Es geschah an einem Tag, an dem Konrad zum Nichts­tun verdammt war, weil es mit seinem Laptop tech­ni­sche Probleme gab (für die er nichts konnte). Zum Glück waren wir gerade am Anfang des Sprints und es schien, als würden wir diesen locker schaf­fen. Deshalb war auch Konrad entspannt und gut gelaunt. Für uns bedeu­tete das: endlich konn­ten wir alle unsere aufge­stau­ten Fragen abfeu­ern! Konrad arbei­tete uns gewis­sen­haft der Reihe nach ab und bestäubte uns mit Wissen und Mut, so dass wir plötz­lich ganz schnell voran­ka­men.

Am Ende dieses Tages hatte dann Konrad keinen einzi­gen Story-Point geschafft, aber wir als Team gemein­sam mehr als jemals zuvor! Der Laptop von Konrad blieb zum Glück auch die nächs­ten 3 Tage noch außer Betrieb, so dass wir unsere neue Sprint-Beschleu­ni­gung fort­s­et­zen konn­ten. Beim Daily Scrum Meeting spra­chen wir darüber und mach­ten uns diese neue Ära bewusst. Wir waren alle wie elek­tri­siert, fühl­ten uns mutig, wirk­sam und voller Taten­durst.  Wir hatten endlich aufge­hört, uns mit Konrad zu verglei­chen, weil Konrad jetzt nicht mehr vorauseilte, sondern auf glei­cher Höhe blieb und uns unter­stützte. Man soll sich ja sowieso nicht mit ande­ren verglei­chen, sondern nur mit sich selbst, so wie man gestern war. Und da konn­ten wir endlich gewin­nen: wir waren heute besser als gestern.

Für Konrad gab es natür­lich einen Produk­ti­vi­täts­ver­lust durch den häufi­gen Context Switch, wenn er uns  abwech­selnd zu Hilfe kam. Das war jedoch nicht das Haupt­pro­blem für ihn.

Dein Erfolg ist meiner

Konrad musste umden­ken. Seine Erfolgs­er­leb­nisse soll­ten nun nicht mehr aus dem Lösen vieler komple­xer Probleme hervor­ge­hen, sondern aus der Ermu­ti­gung des Teams und der bewirk­ten Beschleu­ni­gung. Darin bestand nun die neue, indi­vi­du­elle Eigen­leis­tung von Konrad und diese war wesent­lich wirk­sa­mer, als nur ein atem­be­rau­bend schnel­ler Entwick­ler zu sein.

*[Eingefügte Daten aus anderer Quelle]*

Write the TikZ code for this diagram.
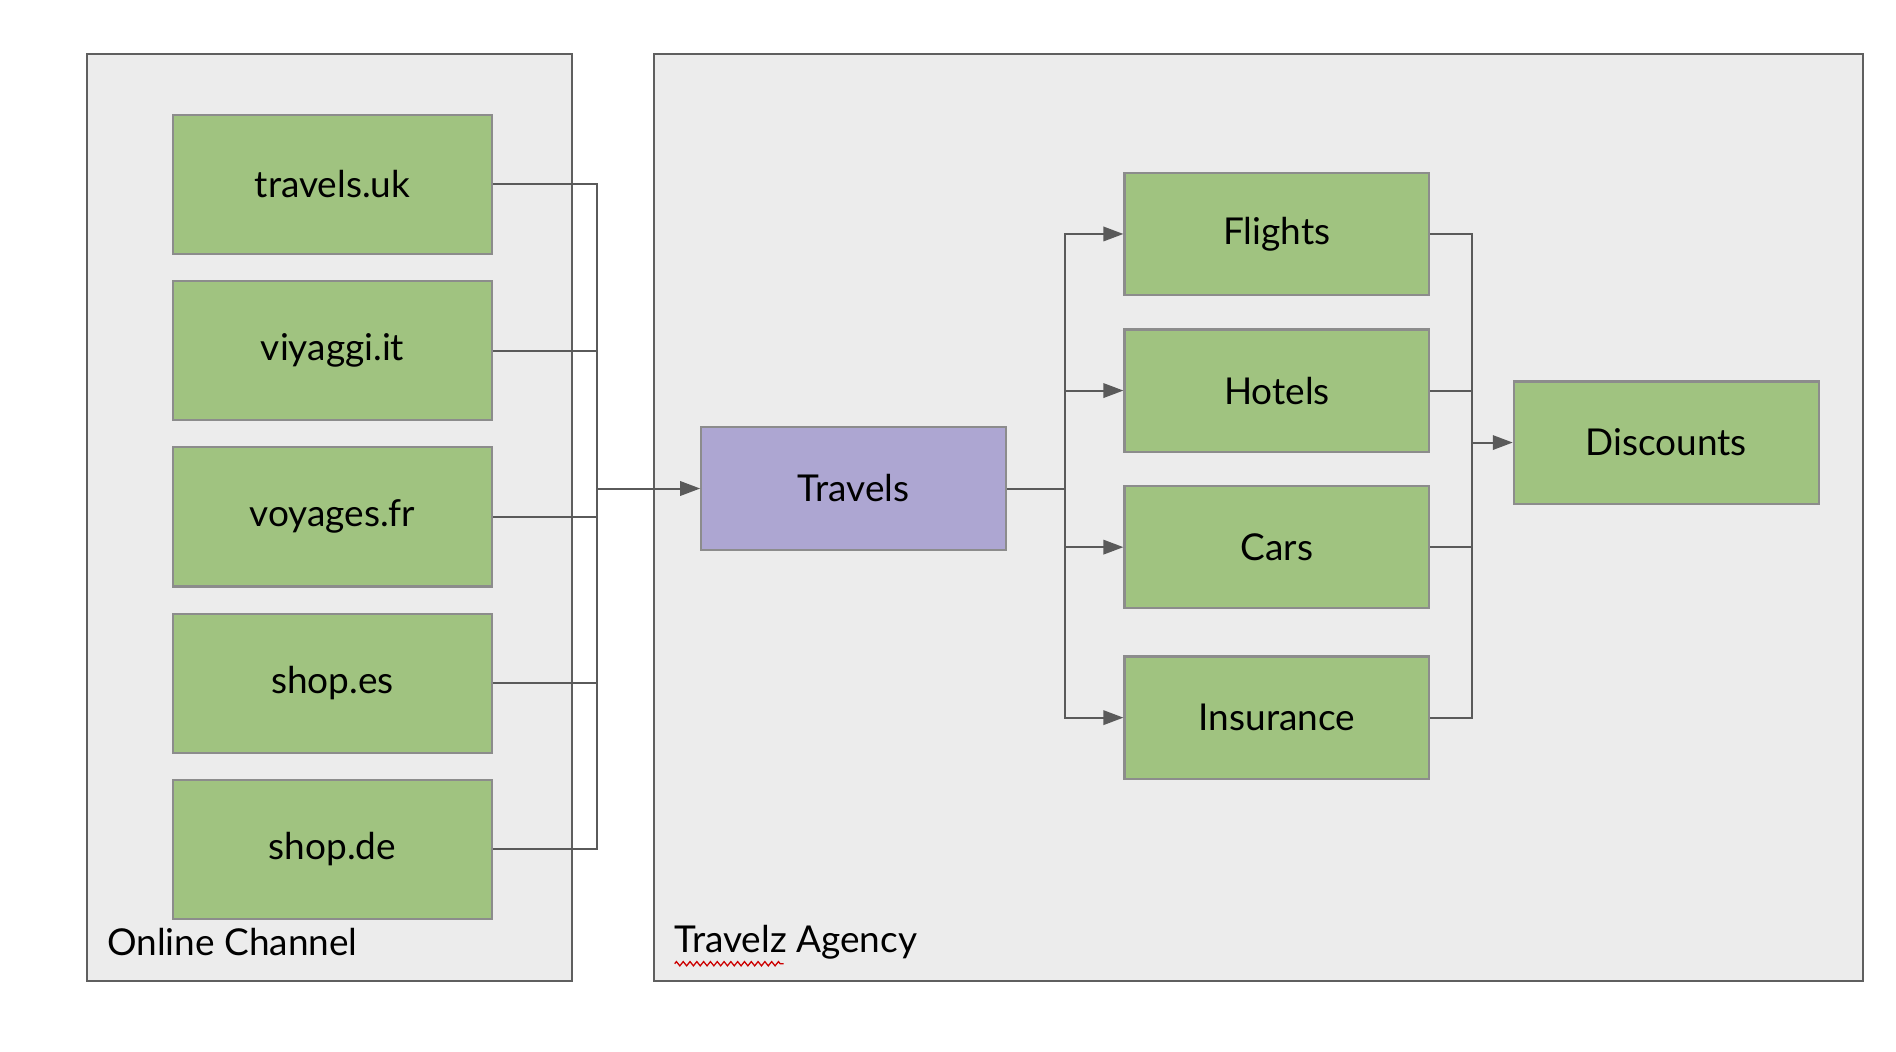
\documentclass[tikz,border=0pt]{standalone}
\usepackage{fontspec}
\setmainfont{Lato}
\usetikzlibrary{arrows.meta,decorations.pathmorphing}

\definecolor{panelgray}{HTML}{ECECEC}
\definecolor{panelline}{HTML}{5F5F5F}
\definecolor{boxgreen}{HTML}{A0C380}
\definecolor{boxpurple}{HTML}{ADA6D2}
\definecolor{boxline}{HTML}{8C8C8C}
\definecolor{linkgray}{HTML}{5A5A5A}

\tikzset{
  panel/.style={fill=panelgray, draw=panelline, line width=0.5pt},
  service/.style={draw=boxline, fill=boxgreen, line width=0.5pt,
    minimum width=2.52cm, minimum height=1.01cm, inner sep=0pt},
  site/.style={service, minimum width=2.64cm, minimum height=1.15cm},
  hub/.style={service, fill=boxpurple, minimum height=1.02cm},
  link/.style={draw=linkgray, line width=0.47pt},
  flow/.style={link, -{Triangle[length=4.7pt, width=3.4pt]}},
  caption/.style={anchor=west, inner sep=0pt}
}

\begin{document}
\begin{tikzpicture}[x=0.01cm, y=-0.01cm, font=\fontsize{8.7}{10}\selectfont]
    \useasboundingbox (0,0) rectangle (1568,870);

    % the two panels
    \draw[panel] (72,45) rectangle (473,811);
    \draw[panel] (541,45) rectangle (1541,811);
    \node[caption] (online) at (88,779) {Online Channel};
    \node[caption] (agency) at (557,779) {Travelz Agency};
    \draw[red!80!black, line width=0.3pt, decorate,
      decoration={zigzag, amplitude=0.5pt, segment length=1.6pt}]
      (558,797) -- (648,797);

    % sites
    \foreach \name/\txt [count=\i] in {uk/travels.uk, it/viyaggi.it, fr/voyages.fr, es/shop.es, de/shop.de}
      \node[site] (\name) at (275,{15+137.5*\i}) {\txt};

    % services
    \node[hub] (travels) at (706,404) {Travels};
    \node[service] (flights) at (1056,193.5) {Flights};
    \node[service] (hotels) at (1056,323) {Hotels};
    \node[service] (cars) at (1056,452.5) {Cars};
    \node[service] (insurance) at (1056,593.5) {Insurance};
    \node[service] (discounts) at (1378,366) {Discounts};

    \coordinate (sitebus) at (494,404);
    \coordinate (fork) at (881,404);
    \coordinate (join) at (1217,366);

    % connectors
    \foreach \name in {uk,it,fr,es,de}
      \draw[link] (\name.east) -| (sitebus);
    \draw[flow] (sitebus) -- (travels.west);
    \draw[link] (travels.east) -- (fork);
    \foreach \name in {flights,hotels,cars,insurance}
      \draw[flow] (fork) |- (\name.west);
    \foreach \name in {flights,hotels,cars,insurance}
      \draw[link] (\name.east) -| (join);
    \draw[flow] (join) -- (discounts.west);
\end{tikzpicture}
\end{document}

Das ist bis heute immer noch so. Natür­lich schnappt Konrad sich ab und zu eine schwie­rige Story, um im Trai­ning zu blei­ben. Vorran­gig bleibt jedoch der Auftrieb für das Team. Wir alle sind nun viel entspann­ter und gesün­der gewor­den und Konrad ganz beson­ders. Er kann tatsäch­lich mal um 17 Uhr Feier­abend machen, guten Gewis­sens mit seiner Fami­lie in den Urlaub fahren, auf einer Fort­bil­dung sein oder auch mal krank. Er weiß ja jetzt, das packen wir auch alleine.

An manchen Tagen sitzt Konrad nun mit geschlos­se­nen Augen einfach nur da, atmet, lächelt wie ein Buddha und empfin­det den Teamer­folg als seinen eige­nen. Also da über­treibt er ein biss­chen, finde ich. Inzwi­schen fragen auch ande­rer Teams und Kunden nach seinen Diens­ten. Irgend­wann werden wir wohl ohne ihn auskom­men müssen, ich hätte nie gedacht, dass ich das mal bedau­ern würde. Unser Kunde ist natür­lich über­g­lü­ck­lich mit dieser neuen Entwick­lung, denn er hat jetzt viele gute Ansprech­part­ner/innen anstatt nur einen. Zusätz­lich hat sich unsere Velo­city fast verdop­pelt. Nun müsste sich nur noch mein Gehalt verdop­peln, aber dieses Team-Glück ist doch wirk­lich unbe­zahl­bar, oder?